Wednesday, March 24, 2010

More on Majorities

Last week I complimented Enrique Peña Nieto's column on the need for congressional majorities for Mexico to be more legislatively productive. Jesús Silva-Herzog has reservations about his ideas:
When there were majorities in Mexico, when Congress was faithful to the president, we didn't enjoy the benefit of grand visionary reforms. Today, the states that have majority governments that are noted for their innovative drive. Gifting an addictive majority to the president is a shortcut and could be a trap.
Leo Zuckerman disagreed yesterday, pointing out that no one wants to give the president anything, but merely make a majority a more likely proposition than it is today, i.e. the US.
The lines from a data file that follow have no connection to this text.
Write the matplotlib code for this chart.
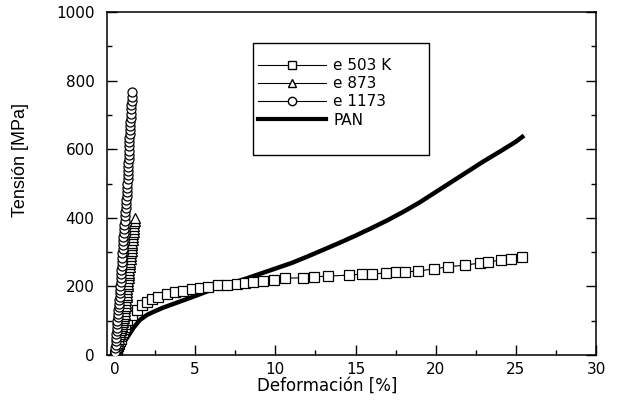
import numpy as np
import matplotlib
matplotlib.use('Agg')
import matplotlib.pyplot as plt
from matplotlib.lines import Line2D
from matplotlib.patches import Rectangle

plt.rcParams['font.family'] = ['DejaVu Sans']

# e 503 K (cuadrados)
x_503 = [0, 0.05, 0.1, 0.15, 0.2, 0.25, 0.3, 0.35, 0.4, 0.45, 0.5, 0.55, 0.6, 0.65, 0.75,
         1.06, 1.4, 1.7, 2.0, 2.3, 2.7, 3.25, 3.75, 4.25, 4.8, 5.3, 5.8, 6.4, 7.0, 7.6, 8.1,
         8.6, 9.25, 9.9, 10.6, 11.7, 12.4, 13.3, 14.6, 15.4, 16.0, 16.9, 17.5, 18.1, 18.9,
         19.9, 20.75, 21.8, 22.75, 23.25, 24.1, 24.7, 25.4]
y_503 = [0, 6, 12, 19, 26, 33, 40, 47, 55, 62, 68, 75, 82, 90, 102,
         117, 131, 146, 155, 163, 169, 178, 184, 187, 192, 195, 198, 204, 204, 207, 210,
         213, 216, 219, 224, 225, 228, 230, 233, 236, 236, 239, 242, 242, 245,
         251, 257, 262, 268, 271, 277, 280, 286]

# e 873 (triangulos)
x_873 = [0, 0.03, 0.06, 0.09, 0.12, 0.15, 0.18, 0.21, 0.24, 0.27, 0.30, 0.34, 0.37, 0.40,
         0.43, 0.46, 0.49, 0.52, 0.55, 0.58, 0.61,
         0.63, 0.65, 0.67, 0.69, 0.71, 0.72, 0.74, 0.76, 0.78, 0.80, 0.81, 0.83, 0.85, 0.87,
         0.89, 0.90, 0.92, 0.94, 0.96, 0.98, 0.99, 1.01, 1.03, 1.05, 1.07, 1.08, 1.10, 1.12,
         1.14, 1.16, 1.17, 1.19, 1.21, 1.23, 1.25]
y_873 = [0, 6, 12, 18, 24, 30, 36, 42, 48, 54, 60, 66, 72, 78,
         84, 90, 96, 102, 108, 114, 120,
         128, 136, 144, 152, 160, 168, 176, 184, 192, 200, 208, 216, 224, 232,
         240, 248, 256, 264, 272, 280, 288, 296, 304, 312, 320, 328, 336, 344,
         352, 360, 368, 376, 384, 392, 400]

# e 1173 (circulos)
x_1173 = [0, 0.015, 0.03, 0.045, 0.06, 0.075, 0.09, 0.10, 0.115,
          0.135, 0.155, 0.17, 0.19, 0.21, 0.23, 0.25, 0.27, 0.29, 0.31,
          0.32, 0.335,
          0.35, 0.365, 0.38, 0.395, 0.41, 0.43, 0.445, 0.46, 0.475, 0.49,
          0.51, 0.53, 0.55, 0.57, 0.59, 0.61, 0.63, 0.655, 0.675, 0.695, 0.715, 0.735, 0.755,
          0.765, 0.78, 0.79, 0.80, 0.815, 0.825, 0.835, 0.85, 0.86, 0.87, 0.885, 0.895, 0.905,
          0.92, 0.93, 0.94,
          0.96, 0.97, 0.985, 1.0, 1.015, 1.03, 1.045, 1.06]
y_1173 = [0, 10, 20, 30, 40, 50, 60, 70, 80,
          90, 100, 110, 120, 130, 140, 150, 160, 170, 180,
          190, 200,
          212, 224, 236, 248, 260, 272, 284, 296, 308, 320,
          332, 344, 356, 368, 380, 392, 404, 416, 428, 440, 452, 464, 476,
          488, 500, 512, 524, 536, 548, 560, 572, 584, 596, 608, 620, 632,
          644, 656, 668,
          680, 692, 704, 716, 728, 740, 752, 766]

# PAN
x_pan = [0, 0.3, 0.75, 1.15, 1.55, 2.0, 2.5, 3.0, 4.0, 5.0, 6.0, 7.0, 8.0, 9.0, 10.0, 11.0,
         12.0, 13.0, 14.0, 15.0, 16.0, 17.0, 18.0, 19.0, 20.0, 21.0, 22.0, 23.0, 24.0, 25.0, 25.4]
y_pan = [0, 23, 50, 79, 102, 117, 128, 138, 155, 172, 190, 205, 220, 236, 252, 268,
         287, 307, 327, 348, 370, 393, 418, 445, 475, 505, 535, 565, 593, 622, 636]

etiquetas = ['e 503 K', 'e 873', 'e 1173', 'PAN']

fig = plt.figure(figsize=(6.23, 4.01), dpi=100)
ax = fig.add_axes([0.1717, 0.1147, 0.785, 0.8553])

ax.plot(x_pan, y_pan, color='black', lw=3.2, zorder=2)
ax.plot(x_503, y_503, color='black', lw=0.8, marker='s', ms=6.5, mfc='white', mec='black', mew=0.9, zorder=3)
ax.plot(x_873, y_873, color='black', lw=0.8, marker='^', ms=7, mfc='white', mec='black', mew=0.9, zorder=3)
ax.plot(x_1173, y_1173, color='black', lw=0.8, marker='o', ms=6.5, mfc='white', mec='black', mew=0.9, zorder=4)

ax.set_xlim(-0.5, 30)
ax.set_ylim(0, 1000)
ax.set_xticks(np.arange(0, 31, 5))
ax.set_xticks(np.arange(0, 31, 2.5), minor=True)
ax.set_yticks(np.arange(0, 1001, 200))
ax.set_yticks(np.arange(0, 1001, 100), minor=True)
ax.tick_params(which='both', direction='in', top=False, right=True, labelsize=11)
ax.tick_params(which='major', length=7, width=1)
ax.tick_params(which='minor', length=3.5, width=1)
ax.tick_params(axis='y', pad=9)
ax.tick_params(axis='x', pad=5)
for s in ax.spines.values():
    s.set_linewidth(1.1)

ax.set_xlabel('Deformación [%]', fontsize=12)
ax.xaxis.set_label_coords(0.45, -0.062)
ax.set_ylabel('Tensión [MPa]', fontsize=13, family='Liberation Sans')
ax.yaxis.set_label_coords(-0.16, 0.569)

# caja de la leyenda
ax.add_patch(Rectangle((0.2986, 0.583), 0.36, 0.3266, transform=ax.transAxes,
                       facecolor='white', edgecolor='black', lw=1, zorder=5))
handles = [Line2D([], [], color='black', lw=0.8, marker='s', ms=6, mfc='white', mec='black'),
           Line2D([], [], color='black', lw=0.8, marker='^', ms=6, mfc='white', mec='black'),
           Line2D([], [], color='black', lw=0.8, marker='o', ms=6, mfc='white', mec='black'),
           Line2D([], [], color='black', lw=3)]
leg = ax.legend(handles, etiquetas, loc='upper left', bbox_to_anchor=(0.2986, 0.8805),
                frameon=False, fontsize=11, numpoints=1, handlelength=4.4,
                handletextpad=0.5, labelspacing=0.2, borderpad=0.35, borderaxespad=0)
leg.set_zorder(6)

fig.savefig('out.png', dpi=100)
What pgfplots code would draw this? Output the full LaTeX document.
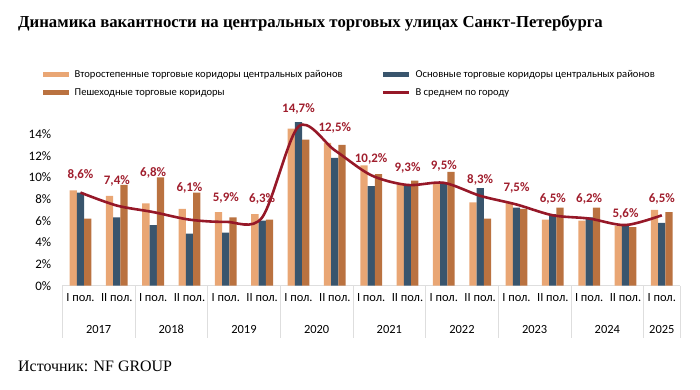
\documentclass[border=0pt]{standalone}
\usepackage{pgfplots}
\pgfplotsset{compat=1.18}
\usepackage{fontspec}
\setmainfont{Carlito}
\newfontfamily\serifttl{Liberation Serif}
\definecolor{cLight}{RGB}{233,166,116}
\definecolor{cBlue}{RGB}{57,85,109}
\definecolor{cBrown}{RGB}{186,114,64}
\definecolor{cLine}{RGB}{150,24,40}
\definecolor{cLab}{RGB}{160,30,45}
\definecolor{cSep}{RGB}{222,222,222}
\pgfplotstableread{
x light blue brown
0 8.8 8.6 6.2
1 8.3 6.3 9.3
2 7.6 5.6 10.0
3 7.1 4.8 8.6
4 6.8 4.9 6.3
5 6.6 6.0 6.1
6 14.5 15.1 13.5
7 13.2 11.8 13.0
8 11.1 9.2 10.3
9 9.3 9.3 9.7
10 9.4 9.5 10.5
11 7.7 9.0 6.2
12 7.7 7.2 7.1
13 6.1 6.6 7.2
14 6.0 6.3 7.2
15 5.5 5.6 5.4
16 7.0 5.8 6.8
}\bars
\pgfplotstableread{
x avg laby lab
0 8.6 10.2 8,6
1 7.4 9.7 7,4
2 6.8 10.4 6,8
3 6.1 9.05 6,1
4 5.9 8.15 5,9
5 6.3 8.05 6,3
6 14.7 16.3 14,7
7 12.5 14.55 12,5
8 10.2 11.7 10,2
9 9.3 10.85 9,3
10 9.5 11.1 9,5
11 8.3 9.8 8,3
12 7.5 9.0 7,5
13 6.5 7.97 6,5
14 6.2 7.97 6,2
15 5.6 6.67 5,6
16 6.5 8.03 6,5
}\avgtab
\begin{document}
\begin{tikzpicture}
\path[use as bounding box] (0,0) rectangle (700bp,390bp);
\node[anchor=west,inner sep=0pt,font=\serifttl\bfseries\fontsize{16.8}{20}\selectfont] at (18bp,367bp) {Динамика вакантности на центральных торговых улицах Санкт-Петербурга};
\node[anchor=west,inner sep=0pt,font=\serifttl\fontsize{16}{19}\selectfont] at (18bp,24bp) {Источник: NF GROUP};
\begin{axis}[
  at={(62.3bp,104.3bp)}, anchor=south west,
  scale only axis, width=617.7bp, height=184.1bp,
  xmin=-0.5, xmax=16.5, ymin=0, ymax=17,
  clip=false,
  axis y line=none,
  axis x line*=bottom,
  x axis line style={draw=cSep, line width=0.8pt, -},
  xtick={0,...,16}, major tick length=0pt,
  xticklabels={I пол.,II пол.,I пол.,II пол.,I пол.,II пол.,I пол.,II пол.,I пол.,II пол.,I пол.,II пол.,I пол.,II пол.,I пол.,II пол.,I пол.},
  xticklabel style={font=\fontsize{12.5}{14}\selectfont, anchor=center, yshift=-12bp, inner sep=0pt},
  ytick=\empty,
  legend columns=2,
  legend cell align=left,
  legend style={draw=none, fill=none, at={(-0.0312,1.18)}, anchor=north west,
    font=\fontsize{10.6}{12.5}\selectfont, inner sep=0pt, row sep=5bp,
    /tikz/every odd column/.append style={column sep=3.5bp}},
]
\pgfplotsinvokeforeach{0,2,4,6,8,10,12,14}{
  \node[anchor=east,font=\fontsize{13}{15}\selectfont,inner sep=0pt] at ([xshift=-11bp]axis cs:-0.5,#1) {#1\%};
}
\addplot[ybar, bar width=0.2, bar shift=-0.2, fill=cLight, draw=none,
  legend image code/.code={\fill[cLight] (0bp,-2.5bp) rectangle (26bp,2.5bp);}]
  table[x=x,y=light] {\bars};
\addlegendentry{\makebox[305bp][l]{Второстепенные торговые коридоры центральных районов}}
\addplot[ybar, bar width=0.2, bar shift=0, fill=cBlue, draw=none,
  legend image code/.code={\fill[cBlue] (0bp,-2.5bp) rectangle (26bp,2.5bp);}]
  table[x=x,y=blue] {\bars};
\addlegendentry{Основные торговые коридоры центральных районов}
\addplot[ybar, bar width=0.2, bar shift=0.2, fill=cBrown, draw=none,
  legend image code/.code={\fill[cBrown] (0bp,-2.5bp) rectangle (26bp,2.5bp);}]
  table[x=x,y=brown] {\bars};
\addlegendentry{\makebox[305bp][l]{Пешеходные торговые коридоры}}
\addplot[smooth, color=cLine, line width=2.6bp, no marks,
  legend image code/.code={\draw[cLine,line width=2.4bp] (0bp,0bp) -- (26bp,0bp);}]
  table[x=x,y=avg] {\avgtab};
\addlegendentry{В среднем по городу}
\addplot[draw=none, no marks, forget plot, nodes near coords={\pgfplotspointmeta\%},
  point meta=explicit symbolic,
  nodes near coords style={anchor=center, text=cLab, font=\bfseries\fontsize{13}{15}\selectfont}]
  table[x=x,y=laby,meta=lab] {\avgtab};
\pgfplotsinvokeforeach{-0.5,1.5,3.5,5.5,7.5,9.5,11.5,13.5,15.5,16.5}{
  \draw[cSep, line width=0.8pt] (axis cs:#1,0) -- ([yshift=-52bp]axis cs:#1,0);
}
\pgfplotsinvokeforeach{2017/0.5,2018/2.5,2019/4.5,2020/6.5,2021/8.5,2022/10.5,2023/12.5,2024/14.5,2025/16}{
  \pgfplotsextra{}
}
\node[font=\fontsize{12.5}{14}\selectfont,inner sep=0pt] at ([yshift=-43.6bp]axis cs:0.5,0) {2017};
\node[font=\fontsize{12.5}{14}\selectfont,inner sep=0pt] at ([yshift=-43.6bp]axis cs:2.5,0) {2018};
\node[font=\fontsize{12.5}{14}\selectfont,inner sep=0pt] at ([yshift=-43.6bp]axis cs:4.5,0) {2019};
\node[font=\fontsize{12.5}{14}\selectfont,inner sep=0pt] at ([yshift=-43.6bp]axis cs:6.5,0) {2020};
\node[font=\fontsize{12.5}{14}\selectfont,inner sep=0pt] at ([yshift=-43.6bp]axis cs:8.5,0) {2021};
\node[font=\fontsize{12.5}{14}\selectfont,inner sep=0pt] at ([yshift=-43.6bp]axis cs:10.5,0) {2022};
\node[font=\fontsize{12.5}{14}\selectfont,inner sep=0pt] at ([yshift=-43.6bp]axis cs:12.5,0) {2023};
\node[font=\fontsize{12.5}{14}\selectfont,inner sep=0pt] at ([yshift=-43.6bp]axis cs:14.5,0) {2024};
\node[font=\fontsize{12.5}{14}\selectfont,inner sep=0pt] at ([yshift=-43.6bp]axis cs:16,0) {2025};
\end{axis}
\end{tikzpicture}
\end{document}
I think Herzog-Silva's point about the shortcut is worth remembering; Mexico's problems don't all come from a lack of majority. Although I'd add that a shortcut isn't necessarily a bad thing; why suffer from 40 years when you can suffer for just four? (The one about state governments is not; governing is completely different at the state level in Mexico.) But I'd say the bigger concern is with regard to reconstructing a strong presidential system that in the past facilitated authoritarianism. Such worries have a long historical precedent to back them up, but at some point Mexico needs to stop being governed by its fears* of a return to authoritarianism. If the first priority of your democracy is preventing the circumstances by which any leader can conceivably make his leadership permanent, then you necessarily shortchange many other worthy goals. Such a priority is understandable in a newly non-authoritarian country, but it can't be a permanent feature of government. Any mature democracy needs a certain measure of trust and acceptance; you accept the legitimacy of the opposing party's government, because you trust that they'll give you the chance to do the same when the time comes. But part of accepting the legitimacy of the winning party is giving it a reasonable chance to implement its agenda. Not a timid facsimile of said agenda, mind you, but the policies upon which it campaigned. In Mexico, all of this is absent, from the trust and acceptance (see López Obrador) to the implementation of an agenda to the campaigning on policies. The results have been manifest for the past decade; the system spins its wheels eternally, but it actually moves forward only in the rarest of fits and starts.

*I would have referred to such fears as "atavistic", but lately I can't use that word without feeling like a boorish showoff.